Regarding these factors, Circular 165 provides that:
- when determining the applicability of the tax treaty to a Hong Kong entity, the local SAT bureau should review relevant materials regarding i) the entity’s profit distribution situation (e.g. does it distribute profits and to what degree are those prefixed) and (ii) degree of control by its non-Hong Kong parent company, all as evidenced by its articles of association, relevant agreements and other corporate documents;
- investment companies with merely one project will not necessarily be disqualified from receiving the benefit of the tax treaty, but must be carefully reviewed in the context of the other factors;
- the assets of the Hong Kong entity should be analysed in comparison to the income of the entity, and assets should not be considered registered capital;
- the employees’ responsibilities and substance of work should be examined, rather than the number of staff; and
- since Hong Kong employs a territorial system of taxation, and the PRC government has seen fit to enter into a tax treaty with Hong Kong, the fact that Hong Kong’s tax rate is low should not be the key factor.

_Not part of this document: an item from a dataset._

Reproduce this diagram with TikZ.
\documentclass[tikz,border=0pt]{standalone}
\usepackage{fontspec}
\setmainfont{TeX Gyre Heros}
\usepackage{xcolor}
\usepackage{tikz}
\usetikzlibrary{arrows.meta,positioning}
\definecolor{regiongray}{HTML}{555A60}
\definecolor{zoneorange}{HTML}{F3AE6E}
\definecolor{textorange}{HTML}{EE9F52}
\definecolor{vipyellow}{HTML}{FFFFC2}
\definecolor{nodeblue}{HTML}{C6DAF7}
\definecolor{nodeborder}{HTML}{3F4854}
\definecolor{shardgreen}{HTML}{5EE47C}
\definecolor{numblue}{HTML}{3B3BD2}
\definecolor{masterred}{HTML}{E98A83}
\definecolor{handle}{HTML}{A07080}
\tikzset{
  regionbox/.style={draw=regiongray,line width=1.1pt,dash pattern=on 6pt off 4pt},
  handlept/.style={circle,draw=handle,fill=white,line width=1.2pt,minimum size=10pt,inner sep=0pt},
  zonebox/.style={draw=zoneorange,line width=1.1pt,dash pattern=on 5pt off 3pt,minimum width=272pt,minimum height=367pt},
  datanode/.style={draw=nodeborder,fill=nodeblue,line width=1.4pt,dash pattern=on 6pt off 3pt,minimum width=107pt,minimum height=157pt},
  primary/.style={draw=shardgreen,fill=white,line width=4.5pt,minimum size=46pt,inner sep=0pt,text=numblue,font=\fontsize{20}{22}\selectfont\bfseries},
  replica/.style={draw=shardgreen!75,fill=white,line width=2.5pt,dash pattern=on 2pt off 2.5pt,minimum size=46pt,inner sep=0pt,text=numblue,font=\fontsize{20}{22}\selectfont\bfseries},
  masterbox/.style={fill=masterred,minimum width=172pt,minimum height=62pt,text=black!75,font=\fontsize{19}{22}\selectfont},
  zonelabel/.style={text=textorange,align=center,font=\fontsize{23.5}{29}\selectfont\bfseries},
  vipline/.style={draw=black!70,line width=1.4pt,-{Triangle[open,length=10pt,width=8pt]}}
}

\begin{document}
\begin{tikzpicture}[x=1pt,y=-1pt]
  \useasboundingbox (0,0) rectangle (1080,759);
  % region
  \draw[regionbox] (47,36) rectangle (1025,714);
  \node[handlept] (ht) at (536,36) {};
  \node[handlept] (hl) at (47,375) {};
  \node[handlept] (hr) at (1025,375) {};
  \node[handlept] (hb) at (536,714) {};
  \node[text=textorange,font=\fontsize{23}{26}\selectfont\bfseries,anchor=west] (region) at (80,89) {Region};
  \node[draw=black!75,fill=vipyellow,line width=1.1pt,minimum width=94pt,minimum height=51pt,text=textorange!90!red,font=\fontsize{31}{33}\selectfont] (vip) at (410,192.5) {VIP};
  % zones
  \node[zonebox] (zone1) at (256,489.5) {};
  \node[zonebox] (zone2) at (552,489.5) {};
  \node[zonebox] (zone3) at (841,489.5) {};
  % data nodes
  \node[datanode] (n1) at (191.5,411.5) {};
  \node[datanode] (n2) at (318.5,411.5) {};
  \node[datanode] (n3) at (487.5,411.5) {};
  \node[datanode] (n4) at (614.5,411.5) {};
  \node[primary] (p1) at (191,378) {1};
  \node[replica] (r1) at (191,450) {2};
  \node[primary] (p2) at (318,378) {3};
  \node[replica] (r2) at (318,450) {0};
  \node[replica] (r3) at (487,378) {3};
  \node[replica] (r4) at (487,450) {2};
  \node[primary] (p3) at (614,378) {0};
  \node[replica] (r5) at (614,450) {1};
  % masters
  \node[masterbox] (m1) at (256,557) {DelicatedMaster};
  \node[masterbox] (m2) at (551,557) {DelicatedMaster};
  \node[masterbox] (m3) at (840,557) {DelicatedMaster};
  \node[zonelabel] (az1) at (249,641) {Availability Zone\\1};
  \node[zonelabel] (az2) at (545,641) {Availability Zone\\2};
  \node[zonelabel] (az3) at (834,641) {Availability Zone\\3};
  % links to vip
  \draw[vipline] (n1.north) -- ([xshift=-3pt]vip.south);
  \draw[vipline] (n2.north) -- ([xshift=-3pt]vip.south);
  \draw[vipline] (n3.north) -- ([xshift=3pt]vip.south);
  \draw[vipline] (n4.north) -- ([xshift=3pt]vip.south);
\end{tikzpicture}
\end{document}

Circular 165 also reiterates the language of Announcement 30 regarding it being a collective determination based on a review of all of the factors, with no one factor disqualifying the applicant.
Anti-treaty shopping measures
Circular 165 should be considered a shot across the bow of Hong Kong entities claiming beneficial ownership status of the PRC/Hong Kong tax treaty. Circular 165 was issued after consultation with the Hong Kong tax authorities and after some SAT-conducted studies of the actual practices in Hong Kong. The PRC has issued various other “anti-treaty shopping” measures through statements regarding the enforcement of tax treaties and renegotiating existing tax treaties.
Furthermore, private equity investors who avail themselves of the beneficial owner definition under a tax treaty should not assume that external accounting firms will provide the necessary oversight and warning. For auditors, there may be a conflict of interest. After setting up or signing off on a structure, changes in interpretation or enforcement might lead to difficult discussions regarding restructuring or booking more withholding. Also, as an application for treatment as a beneficial owner under a tax treaty must be filed each time a dividend is issued, and the continued applicability of the treatment re-examined, there is a chance that, after such a reinterpretation or change of enforcement, the SAT will determine that the entity is disqualified. In such cases, authorities have the ability to retroactively seek taxes not previously paid on dividends that were previously allowed, and assess interest penalties on such ‘late’ payments.